Let’s address ways that you can convince potential employers that their concerns do not apply to you

1.     Focus on impact: Many inexperienced candidates tend to talk a lot about tools, and interesting problems. Instead, try to identify potential problems that the company may face, and explain what you can do to make an immediate impact on this problem (this also shows that you did your research and are somewhat knowledgeable of the company). I also suggest showing that you can scale up your complexity. “Here are some simple ways I would initially approach this problem for quick results. If we see the impact we are hoping for, investing time in a more complicated solution such as (insert buzzword)”
2.     Have an elevator pitch: You should be able to explain, in 30 seconds or less, what your PhD research was, why it was important, and what contribution you made to the field. This sounds’s not! Some people may ask you to go into some more details, this is not an excuse to to show off how smart you are. Spend a few minutes (or less) touching on some of the broad strokes of your research. If you did something cool, like work at CERN, feel free to mention that (not in a bragging sort of way). This is not a conversation with a fellow researcher, this is a cocktail conversation. I believe this is the hardest problem to address on this list. We have developed our communication style over years, it is going to take a lot of work to undo some of these habits. On top of being the hardest thing to change, it is the biggest reasons that I reject candidates. START PRACTICING NOW!!!
3.     Identify your core competencies: No one is hiring a recent PhD in physics because they are a machine learning expert (unless you are). They are hiring you because you are smart, have excellent critical thinking skills, have worked in collaborative environments, learned to ask hard questions (and answer them), and more. Convince yourself of this and be able to articulate it to a potential employer.
4.     Learn the tools (but don’t be a cliché): This is what most people focus on the most, but it is the most easily solved of the problems that new candidates face. Inexperienced candidates tend to throw around a lot of buzz words (neural network, machine learning, collaborative filtering, etc). This is the equivalent of interviewing a contractor based on their discussion of hammers, drills, saws, and levels. This should not be the focus of your discussion, but it is important to indicate that you have some experience with these tools. An exploding number of online resources has made it trivial to gain some basic facility with the tools you will be expected to use. There are tons of other sources sharing which skills you need as a data scientist. Do a bit of research and focus on the ones that come up repeatedly. Focus on the basics before getting more sophisticated. You will likely do more basic statistics than you will machine learning. You will certainly do more basic coding than anything else.

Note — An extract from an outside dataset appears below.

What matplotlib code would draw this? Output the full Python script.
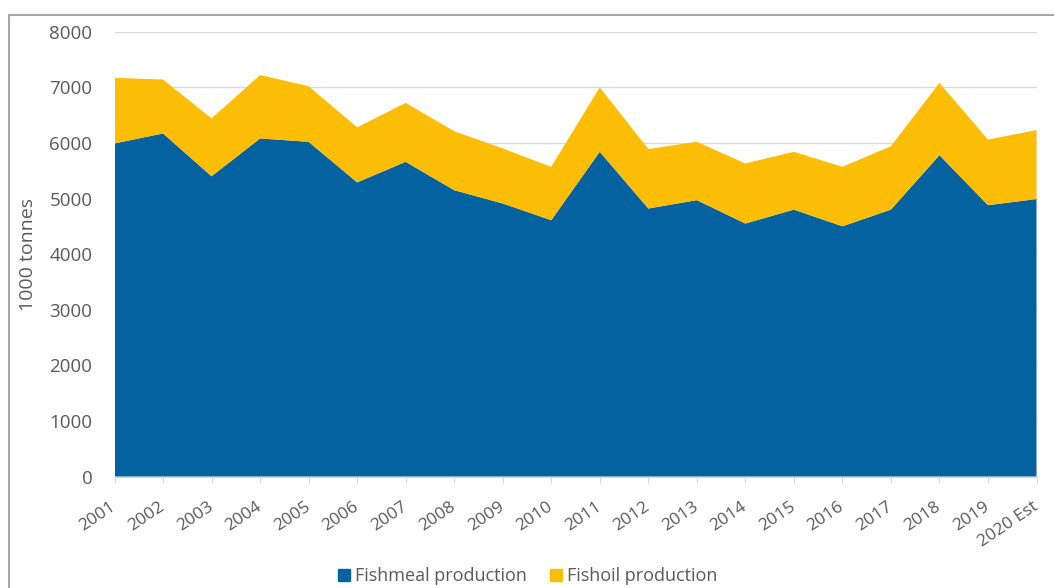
import numpy as np
import matplotlib.pyplot as plt
from matplotlib.lines import Line2D

plt.rcParams['font.family'] = ['Open Sans', 'DejaVu Sans']

years = ['2001', '2002', '2003', '2004', '2005', '2006', '2007', '2008', '2009', '2010',
         '2011', '2012', '2013', '2014', '2015', '2016', '2017', '2018', '2019', '2020 Est']
fishmeal = [5990, 6170, 5400, 6080, 6020, 5290, 5660, 5150, 4910, 4610,
            5840, 4820, 4970, 4550, 4800, 4500, 4800, 5780, 4880, 4990]
fishoil = [1180, 970, 1040, 1140, 1000, 990, 1060, 1060, 990, 960,
           1160, 1070, 1050, 1080, 1040, 1070, 1140, 1300, 1180, 1240]

blue = '#0462a1'
yellow = '#fcbd05'
grey = '#595959'

fig = plt.figure(figsize=(10.54, 5.88), dpi=100)
ax = fig.add_axes([114.5/1054, 1-476.5/588, (1036.5-114.5)/1054, (476.5-31.7)/588])

x = np.arange(len(years))
ax.stackplot(x, fishmeal, fishoil, colors=[blue, yellow],
             labels=['Fishmeal production', 'Fishoil production'], linewidth=0)

ax.set_xlim(0, len(years)-1)
ax.set_ylim(0, 8000)
ax.set_yticks(range(0, 8001, 1000))
ax.grid(axis='y', color='#d9d9d9', linewidth=1)
ax.set_axisbelow(True)
for s in ['top', 'right', 'left']:
	ax.spines[s].set_visible(False)
ax.spines['bottom'].set_color('#d9d9d9')
ax.tick_params(axis='y', length=0, pad=16, labelsize=13.5, labelcolor=grey)
ax.tick_params(axis='x', length=4, color='#d9d9d9', labelsize=12.5, labelcolor=grey, pad=17)
ax.set_xticks(x)
ax.set_xticklabels(years, rotation=34, ha='right', va='center', rotation_mode='anchor')
ax.set_ylabel('1000 tonnes', fontsize=14, color=grey, labelpad=9)

handles = [Line2D([], [], marker='s', linestyle='', markersize=8, color=blue),
           Line2D([], [], marker='s', linestyle='', markersize=8, color=yellow)]
fig.legend(handles, ['Fishmeal production', 'Fishoil production'], loc='center',
           bbox_to_anchor=(527/1054, 1-576/588), ncol=2, frameon=False,
           fontsize=13, labelcolor=grey, handletextpad=0.2, columnspacing=1.2,
           handlelength=0.8)

# outer frame
fig.add_artist(Line2D([9/1054, 9/1054], [0, 1-15/588], color='#a6a6a6', linewidth=1.5))
fig.add_artist(Line2D([9/1054, 1], [1-15/588, 1-15/588], color='#a6a6a6', linewidth=1.5))

fig.savefig('out.png', dpi=100)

Finally, I would like to share my thoughts on how you should proceed from here and what you should expect:

1.     Start figuring out how to apply data science tools in your research. It will make for a better conversation during your application, and will likely improve your research.
2.     Start applying for jobs right away. It will give you an idea of what the application process looks like, and it will help you tailor what you focus on. It will also help you work on your communication skills. It will also help you optimize each of the hiring process.
3.     Work with your career center. They will help you with your interview skills, resume, etc...this is an excellent resource!
4.     Expect it to take 6 months or more to land your first job. Don’t get discouraged.

5.     Go to different meetups. They are boring, but they are a great way to meet people in the field you are interested in, and a good way to continue to develop your language.